OFF THE MAP
BATS Theatre, The Heyday Dome, 1 Kent Tce, Wellington
27/10/2018 - 27/10/2018
Production Details
A good-natured improv show in the style of The Castle, Off the Map is set in a fictional kiwi town, and shows the interlinked lives of the curious characters that live there. This special return performance brings together the original NZIF 2009 cast’s Court Jesters (past and present): Brendon Bennetts, Emma Cusdin, Eli Matthewson, and Daniel Pengelly.
Director Brendon Bennetts (NZ) has been teaching and directing improv for the Court Jesters since 2002. He hosts comedy quiz podcast THE NERD DEGREE, teaches high school English, and in his spare time writes plays. Brendon is proud to have performed at NZIF every year since it started.
The Court Jesters are a Christchurch based improv group that have been performing their signature show Scared Scriptless since 1990.
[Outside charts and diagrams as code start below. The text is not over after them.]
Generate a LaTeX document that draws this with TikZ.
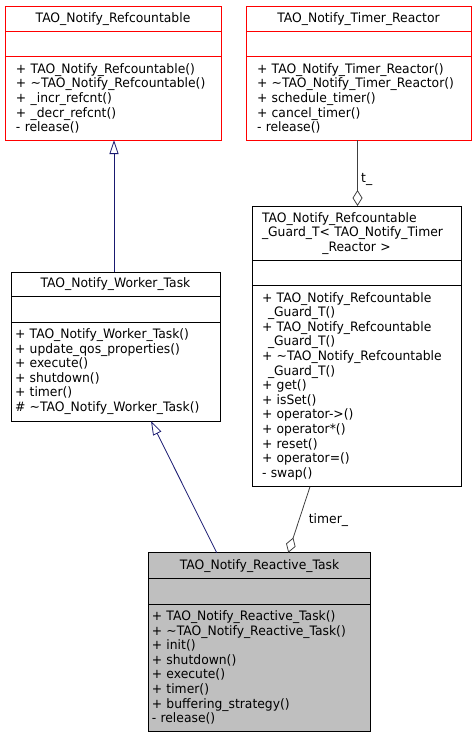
\documentclass[tikz,border=0pt]{standalone}
\usepackage{fontspec}
\setmainfont{DejaVu Sans}[FakeStretch=0.95]
\usetikzlibrary{positioning,arrows.meta}
\definecolor{umlred}{RGB}{255,0,0}
\definecolor{umlnavy}{RGB}{25,25,112}
\definecolor{umlgray}{RGB}{64,64,64}
\definecolor{umlfill}{RGB}{191,191,191}
\begin{document}
\begin{tikzpicture}[
  x=1pt, y=-1pt,
  font=\fontsize{13pt}{14.6pt}\selectfont,
  part/.style={draw, line width=0.8pt, outer sep=0pt, inner ysep=0pt, anchor=north west},
  ops/.style={part, align=left},
  inh/.style={-{Triangle[open, length=14pt, width=9pt]}, draw=umlnavy, line width=0.8pt},
  agg/.style={-{Diamond[open, length=16pt, width=10pt]}, draw=umlgray, line width=0.8pt}
]
\useasboundingbox (0,0) rectangle (476,739);

% base classes
\node[part, draw=umlred, minimum width=216pt, minimum height=25.7pt] (refc) at (5,6) {TAO\_Notify\_Refcountable};
\node[part, draw=umlred, minimum width=216pt, minimum height=25pt, below=0pt of refc] (refc-attr) {};
\node[ops, draw=umlred, text width=194pt, inner xsep=11pt, minimum height=83.3pt, below=0pt of refc-attr] (refc-ops)
  {+ TAO\_Notify\_Refcountable()\\+ \textasciitilde TAO\_Notify\_Refcountable()\\+ \_incr\_refcnt()\\+ \_decr\_refcnt()\\- release()};

\node[part, draw=umlred, minimum width=225pt, minimum height=25.7pt] (timer) at (246,6) {TAO\_Notify\_Timer\_Reactor};
\node[part, draw=umlred, minimum width=225pt, minimum height=25pt, below=0pt of timer] (timer-attr) {};
\node[ops, draw=umlred, text width=203pt, inner xsep=11pt, minimum height=83.3pt, below=0pt of timer-attr] (timer-ops)
  {+ TAO\_Notify\_Timer\_Reactor()\\+ \textasciitilde TAO\_Notify\_Timer\_Reactor()\\+ schedule\_timer()\\+ cancel\_timer()\\- release()};

% guard
\node[ops, text width=189pt, inner xsep=10pt, minimum height=54.7pt] (guard) at (252,206)
  {TAO\_Notify\_Refcountable\\\_Guard\_T< TAO\_Notify\_Timer\\\makebox[189pt]{\_Reactor >}};
\node[part, minimum width=209pt, minimum height=25pt, below=0pt of guard] (guard-attr) {};
\node[ops, text width=189pt, inner xsep=10pt, minimum height=201pt, below=0pt of guard-attr] (guard-ops)
  {+ TAO\_Notify\_Refcountable\\\hspace*{6pt}\_Guard\_T()\\+ TAO\_Notify\_Refcountable\\\hspace*{6pt}\_Guard\_T()\\+ \textasciitilde TAO\_Notify\_Refcountable\\\hspace*{6pt}\_Guard\_T()\\+ get()\\+ isSet()\\+ operator->()\\+ operator*()\\+ reset()\\+ operator=()\\- swap()};

% worker
\node[part, minimum width=209pt, minimum height=24.4pt] (worker) at (11,272.3) {TAO\_Notify\_Worker\_Task};
\node[part, minimum width=209pt, minimum height=25.6pt, below=0pt of worker] (worker-attr) {};
\node[ops, text width=201pt, inner xsep=4pt, minimum height=98.7pt, below=0pt of worker-attr] (worker-ops)
  {+ TAO\_Notify\_Worker\_Task()\\+ update\_qos\_properties()\\+ execute()\\+ shutdown()\\+ timer()\\\# \textasciitilde TAO\_Notify\_Worker\_Task()};

% reactive task
\node[part, fill=umlfill, minimum width=222.4pt, minimum height=26pt] (reactive) at (148.3,552.7) {TAO\_Notify\_Reactive\_Task};
\node[part, fill=umlfill, minimum width=222.4pt, minimum height=25.3pt, below=0pt of reactive] (reactive-attr) {};
\node[ops, fill=umlfill, text width=215.4pt, inner xsep=3.5pt, minimum height=127pt, below=0pt of reactive-attr] (reactive-ops)
  {+ TAO\_Notify\_Reactive\_Task()\\+ \textasciitilde TAO\_Notify\_Reactive\_Task()\\+ init()\\+ shutdown()\\+ execute()\\+ timer()\\+ buffering\_strategy()\\- release()};

\draw[inh] ([xshift=-1.5pt]worker.north) -- ([xshift=1pt]refc-ops.south);
\draw[inh] ([xshift=-42.8pt]reactive.north) -- ([xshift=35.5pt]worker-ops.south);
\draw[agg] ([xshift=-1pt]timer-ops.south) -- ([xshift=1pt]guard.north) node[pos=0.6, right] (t-lbl) {t\_};
\draw[agg] ([xshift=-46.5pt]guard-ops.south) -- ([xshift=28.8pt]reactive.north) node[pos=0.5, right=6pt] (timer-lbl) {timer\_};
\end{tikzpicture}
\end{document}
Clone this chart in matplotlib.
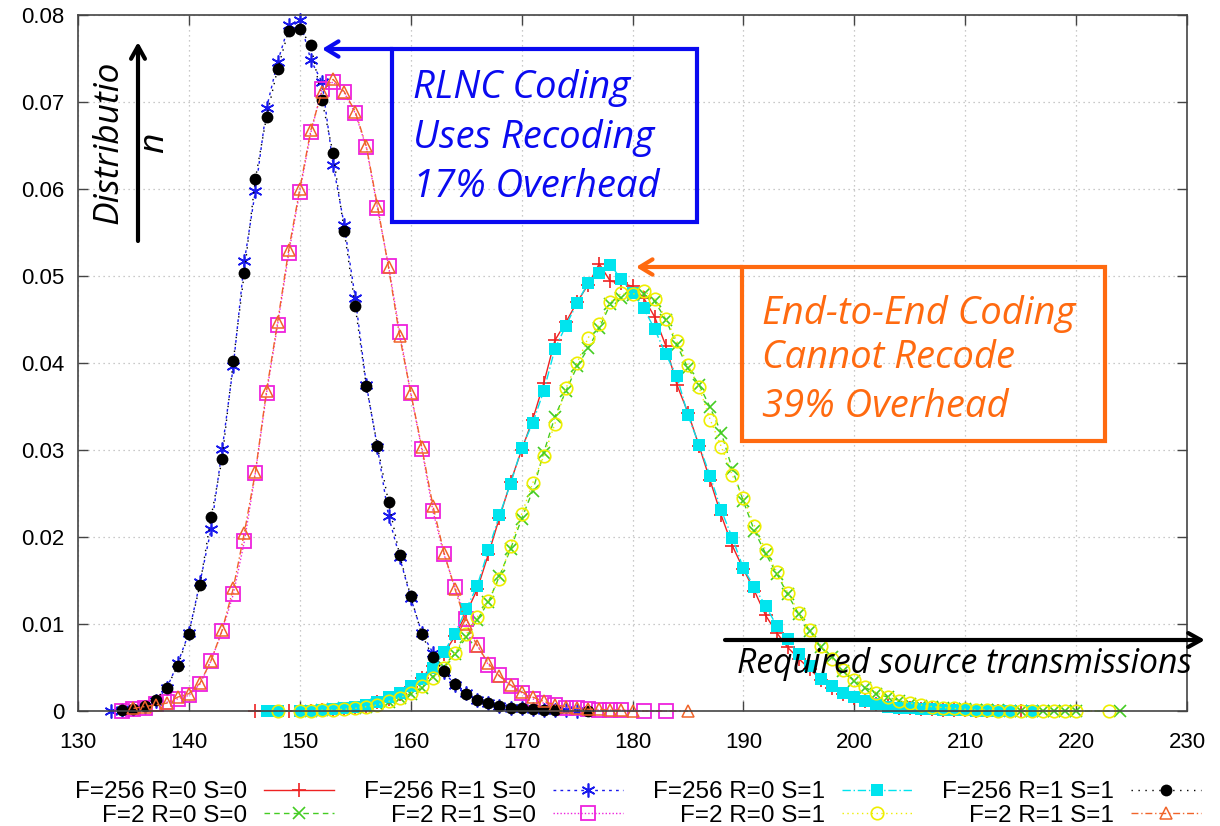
import numpy as np
import matplotlib.pyplot as plt
from matplotlib.patches import Rectangle

plt.rcParams['font.family'] = ['Liberation Sans', 'DejaVu Sans']

W, H = 1220, 826

# ---- data: probability of needing x source transmissions ----
# F=256 R=0 S=0 (core starts at 151)
red_start = 151
red_y = [0.0, 0.0001, 0.0001, 0.0002, 0.0004, 0.0006, 0.0010, 0.0014, 0.0020, 0.0028,
         0.0038, 0.0052, 0.0066, 0.0086, 0.0112, 0.0140, 0.0180, 0.0222, 0.0263, 0.0300,
         0.0335, 0.0377, 0.0426, 0.0447, 0.0470, 0.0490, 0.0514, 0.0494, 0.0492, 0.0488,
         0.0475, 0.0453, 0.0420, 0.0375, 0.0343, 0.0305, 0.0265, 0.0225, 0.0190, 0.0163,
         0.0138, 0.0110, 0.0090, 0.0073, 0.0060, 0.0048, 0.0036, 0.0027, 0.0020, 0.0015,
         0.0011, 0.0008, 0.0006, 0.0004, 0.0003, 0.0002, 0.0002, 0.0001, 0.0001, 0.0001,
         0.0, 0.0, 0.0]
red_pre, red_post = [146, 149], [215]

# F=2 R=0 S=0 (core starts at 151)
green_start = 151
green_y = [0.0, 0.0001, 0.0002, 0.0003, 0.0004, 0.0005, 0.0008, 0.0010, 0.0015, 0.0020,
           0.0027, 0.0039, 0.0051, 0.0066, 0.0085, 0.0105, 0.0125, 0.0155, 0.0186, 0.0221,
           0.0253, 0.0297, 0.0338, 0.0368, 0.0396, 0.0417, 0.0440, 0.0468, 0.0475, 0.0478,
           0.0479, 0.0471, 0.0450, 0.0421, 0.0394, 0.0375, 0.0349, 0.0320, 0.0278, 0.0241,
           0.0207, 0.0181, 0.0158, 0.0134, 0.0111, 0.0092, 0.0073, 0.0062, 0.0046, 0.0035,
           0.0027, 0.0020, 0.0016, 0.0012, 0.0008, 0.0006, 0.0005, 0.0003, 0.0002, 0.0002,
           0.0001, 0.0001, 0.0001, 0.0, 0.0, 0.0, 0.0, 0.0, 0.0, 0.0]
green_pre, green_post = [], [224]

# F=256 R=1 S=0 (core starts at 133)
blue_start = 133
blue_y = [0.0, 0.0001, 0.0002, 0.0005, 0.0012, 0.0026, 0.0055, 0.0090, 0.0148, 0.0209,
          0.0301, 0.0396, 0.0517, 0.0598, 0.0693, 0.0746, 0.0788, 0.0794, 0.0748, 0.0723,
          0.0628, 0.0559, 0.0475, 0.0375, 0.0303, 0.0224, 0.0177, 0.0130, 0.0090, 0.0067,
          0.0045, 0.0030, 0.0021, 0.0013, 0.0009, 0.0006, 0.0004, 0.0003, 0.0002, 0.0001,
          0.0001, 0.0001, 0.0]
blue_pre, blue_post = [], []

# F=2 R=1 S=0 (core starts at 134)
mag_start = 134
mag_y = [0.0, 0.0002, 0.0004, 0.0008, 0.0010, 0.0014, 0.0018, 0.0031, 0.0058, 0.0092,
         0.0134, 0.0195, 0.0274, 0.0365, 0.0444, 0.0526, 0.0597, 0.0665, 0.0715, 0.0723,
         0.0711, 0.0687, 0.0648, 0.0578, 0.0512, 0.0436, 0.0365, 0.0301, 0.0230, 0.0180,
         0.0142, 0.0106, 0.0076, 0.0053, 0.0041, 0.0029, 0.0021, 0.0014, 0.0009, 0.0007,
         0.0004, 0.0003, 0.0002, 0.0001, 0.0001, 0.0001]
mag_pre, mag_post = [], [181, 183]

# F=256 R=0 S=1 (core starts at 150)
cyan_start = 150
cyan_y = [0.0, 0.0, 0.0001, 0.0002, 0.0003, 0.0005, 0.0007, 0.0010, 0.0016, 0.0021,
          0.0029, 0.0037, 0.0050, 0.0068, 0.0089, 0.0117, 0.0144, 0.0185, 0.0225, 0.0261,
          0.0302, 0.0331, 0.0368, 0.0416, 0.0443, 0.0469, 0.0492, 0.0504, 0.0513, 0.0496,
          0.0481, 0.0463, 0.0439, 0.0410, 0.0385, 0.0340, 0.0306, 0.0270, 0.0231, 0.0199,
          0.0164, 0.0142, 0.0121, 0.0098, 0.0083, 0.0065, 0.0052, 0.0037, 0.0029, 0.0021,
          0.0016, 0.0012, 0.0008, 0.0005, 0.0004, 0.0003, 0.0002, 0.0002, 0.0001, 0.0001,
          0.0001, 0.0, 0.0, 0.0, 0.0]
cyan_pre, cyan_post = [147, 148], [216]

# F=2 R=0 S=1 (core starts at 150)
yel_start = 150
yel_y = [0.0, 0.0, 0.0001, 0.0001, 0.0002, 0.0003, 0.0005, 0.0007, 0.0011, 0.0015,
         0.0021, 0.0029, 0.0038, 0.0050, 0.0067, 0.0088, 0.0108, 0.0127, 0.0152, 0.0190,
         0.0226, 0.0262, 0.0293, 0.0330, 0.0371, 0.0400, 0.0429, 0.0445, 0.0470, 0.0480,
         0.0479, 0.0483, 0.0474, 0.0451, 0.0425, 0.0398, 0.0372, 0.0335, 0.0304, 0.0271,
         0.0245, 0.0213, 0.0185, 0.0160, 0.0136, 0.0113, 0.0093, 0.0075, 0.0060, 0.0047,
         0.0036, 0.0028, 0.0021, 0.0016, 0.0012, 0.0009, 0.0007, 0.0005, 0.0004, 0.0003,
         0.0002, 0.0001, 0.0001, 0.0, 0.0, 0.0, 0.0, 0.0, 0.0, 0.0, 0.0]
yel_pre, yel_post = [148], [223]

# F=256 R=1 S=1 (core starts at 134)
blk_start = 134
blk_y = [0.0001, 0.0002, 0.0006, 0.0013, 0.0027, 0.0052, 0.0089, 0.0145, 0.0223, 0.0290,
         0.0402, 0.0504, 0.0612, 0.0683, 0.0738, 0.0782, 0.0784, 0.0766, 0.0702, 0.0641,
         0.0552, 0.0465, 0.0373, 0.0305, 0.0240, 0.0179, 0.0132, 0.0088, 0.0062, 0.0046,
         0.0031, 0.0020, 0.0013, 0.0009, 0.0006, 0.0004, 0.0003, 0.0002, 0.0001, 0.0001]
blk_pre, blk_post = [], [176]

# F=2 R=1 S=1 (core starts at 135)
org_start = 135
org_y = [0.0003, 0.0005, 0.0007, 0.0009, 0.0016, 0.0020, 0.0032, 0.0058, 0.0093, 0.0141,
         0.0205, 0.0275, 0.0368, 0.0447, 0.0530, 0.0600, 0.0668, 0.0712, 0.0726, 0.0712,
         0.0689, 0.0649, 0.0581, 0.0510, 0.0431, 0.0366, 0.0303, 0.0236, 0.0182, 0.0140,
         0.0100, 0.0075, 0.0055, 0.0040, 0.0030, 0.0022, 0.0016, 0.0011, 0.0007, 0.0005,
         0.0003, 0.0002, 0.0002, 0.0001, 0.0001, 0.0]
org_pre, org_post = [], [185]

labels = ['F=256 R=0 S=0', 'F=2 R=0 S=0', 'F=256 R=1 S=0', 'F=2 R=1 S=0',
          'F=256 R=0 S=1', 'F=2 R=0 S=1', 'F=256 R=1 S=1', 'F=2 R=1 S=1']

x_ticks = [130, 140, 150, 160, 170, 180, 190, 200, 210, 220, 230]
y_ticks = [0, 0.01, 0.02, 0.03, 0.04, 0.05, 0.06, 0.07, 0.08]
y_ticklabels = ['0', '0.01', '0.02', '0.03', '0.04', '0.05', '0.06', '0.07', '0.08']


def series(start, ys, pre, post):
    core = list(range(start, start + len(ys)))
    return pre + core + post, [0.0] * len(pre) + list(ys) + [0.0] * len(post)


def fp(x, y):
    # pixel position in the picture -> figure fraction
    return (x / W, 1 - y / H)


fig = plt.figure(figsize=(12.2, 8.26), dpi=100)
ax = fig.add_axes([78 / W, 1 - 711 / H, (1187 - 78) / W, (711 - 15) / H])

styles = [
    (red_start, red_y, red_pre, red_post,
     dict(color='#ee2222', ls='-', marker='+', ms=10, mew=1.2, mfc='none')),
    (green_start, green_y, green_pre, green_post,
     dict(color='#44cc22', ls=(0, (4, 3)), marker='x', ms=8, mew=1.2)),
    (blue_start, blue_y, blue_pre, blue_post,
     dict(color='#1a1aee', ls=(0, (2, 3)), marker=(6, 2, 0), ms=10, mew=1.2)),
    (mag_start, mag_y, mag_pre, mag_post,
     dict(color='#ee22dd', ls=(0, (1, 1.5)), marker='s', ms=9.5, mew=1.3, mfc='none')),
    (cyan_start, cyan_y, cyan_pre, cyan_post,
     dict(color='#00e4ee', ls=(0, (6, 2, 1, 2)), marker='s', ms=9, mew=0)),
    (yel_start, yel_y, yel_pre, yel_post,
     dict(color='#eeee00', ls=(0, (1, 2.5)), marker='o', ms=9, mew=1.2, mfc='none')),
    (blk_start, blk_y, blk_pre, blk_post,
     dict(color='#000000', ls=(0, (1, 4)), marker='o', ms=8.5, mew=0)),
    (org_start, org_y, org_pre, org_post,
     dict(color='#f0642a', ls=(0, (5, 2, 1, 2)), marker='^', ms=8, mew=1.1, mfc='none')),
]

for (start, ys, pre, post, st), lab in zip(styles, labels):
    xs, yv = series(start, ys, pre, post)
    ax.plot(xs, yv, lw=1.0, label=lab, clip_on=False, **st)

ax.set_xlim(130, 230)
ax.set_ylim(0, 0.08)
ax.set_xticks(x_ticks)
ax.set_yticks(y_ticks)
ax.set_yticklabels(y_ticklabels)
ax.tick_params(direction='in', length=7, width=1, top=True, right=True,
               labelsize=16, pad=10, color='#444444')
ax.tick_params(axis='x', pad=15)
ax.grid(True, ls=(0, (1, 3)), color='#b8b8b8', lw=0.9)
for sp in ax.spines.values():
    sp.set_color('#444444')
    sp.set_linewidth(1.2)

fig.legend(loc='center', bbox_to_anchor=(638 / W, 1 - 804 / H), ncol=4,
           markerfirst=False, frameon=False, fontsize=17.5, handlelength=2.9,
           handletextpad=0.7, columnspacing=1.22, labelspacing=0.08,
           borderpad=0.2)

# ---- annotations ----
blue = '#0a0af0'
orange = '#ff6a10'
ann_font = dict(family=['Open Sans', 'DejaVu Sans'], style='italic')

fig.add_artist(Rectangle(fp(392, 222), (697 - 392) / W, (222 - 49) / H,
                         transform=fig.transFigure, fill=False, ec=blue, lw=3))
ax.annotate('', xy=fp(322, 49), xytext=fp(393, 49), xycoords='figure fraction',
            arrowprops=dict(arrowstyle='->,head_length=0.9,head_width=0.55',
                            color=blue, lw=3, shrinkA=0, shrinkB=0))
for txt, yb in zip(['RLNC Coding', 'Uses Recoding', '17% Overhead'], [98, 148, 197]):
    fig.text(*fp(413, yb), txt, color=blue, size=27.5, va='baseline', **ann_font)

fig.add_artist(Rectangle(fp(742, 441), (1105 - 742) / W, (441 - 267) / H,
                         transform=fig.transFigure, fill=False, ec=orange, lw=3))
ax.annotate('', xy=fp(636, 267), xytext=fp(743, 267), xycoords='figure fraction',
            arrowprops=dict(arrowstyle='->,head_length=0.9,head_width=0.55',
                            color=orange, lw=3, shrinkA=0, shrinkB=0))
for txt, yb in zip(['End-to-End Coding', 'Cannot Recode', '39% Overhead'], [324, 368, 417]):
    fig.text(*fp(762, yb), txt, color=orange, size=27.5, va='baseline', **ann_font)

ax.annotate('', xy=fp(138, 42), xytext=fp(138, 241), xycoords='figure fraction',
            arrowprops=dict(arrowstyle='->,head_length=0.9,head_width=0.5',
                            color='black', lw=3, shrinkA=0, shrinkB=0))
fig.text(*fp(118, 142), 'Distributio', rotation=90, rotation_mode='anchor',
         ha='center', va='baseline', color='black', size=25.5, **ann_font)
fig.text(*fp(163, 143), 'n', rotation=90, rotation_mode='anchor',
         ha='center', va='baseline', color='black', size=25.5, **ann_font)

ax.annotate('', xy=fp(1205, 640), xytext=fp(725, 640), xycoords='figure fraction',
            arrowprops=dict(arrowstyle='->,head_length=0.9,head_width=0.5',
                            color='black', lw=3, shrinkA=0, shrinkB=0))
fig.text(*fp(737, 673), 'Required source transmissions', color='black', size=24.3,
         va='baseline', **ann_font)

fig.savefig('out.png', dpi=100)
The Heyday Dome at BATS Theatre, 1 Kent Terrace, Wellington
Saturday, October 27, 2018
8:00pm
Tix $14-20 – Book Now!
Theatre , Improv ,
1 hr
Humour and pathos in Musty Sand Dunes
Review by Margaret Austin 28th Oct 2018
Alumni of the Christchurch improvisation troupe The Court Jesters are reunited under the enviable direction of Brendon Bennetts. The six first performed together ten years ago and are choosing the same concept this time round: life in a fictional small NZ town.
There’s nothing that engages an audience faster than asking for suggestions and these are quick to come. We’re to be transported to a place called Musty Sand Dunes, and we’re introduced to a bunch of the inhabitants who relate to us what it means to them to live there.
Musty Sand Dunes used to sport a Tea Cosy Emporium, but that’s become a Women’s Centre, to the dismay of a young man returning from a failed escape to Hamilton. In vain, he protests that he’s been practising his knitting but his mother, having sloughed his father, is off to do some tie dyeing in the bathroom.
There’s a nautical exhibition with an indifferent guide, an old fogey who complains that someone has used his meeting gavel as a steak pounder, a delightful take on the vape industry and best of all a sexy man calendar to pose for.
It’s all tied together by an announcement of a pregnancy and although “Who’s the father?” is not a question we pose immediately, it develops with all the intrigue of character revelation and suspense.
We get pathos as well as humour, a truly touching husband and wife scene, a reference to the ‘offers”’ on which improvisation depends in the question “Could you be more direct?” and even a denouement.
Players have an hour to fill, and their challenge is to create not just characters but a plot. It probably never ceases to amaze them, to say nothing of the audience, that this is somehow achieved.
But then that’s the magic of improvisation. No wonder Brendon and his band are still at it.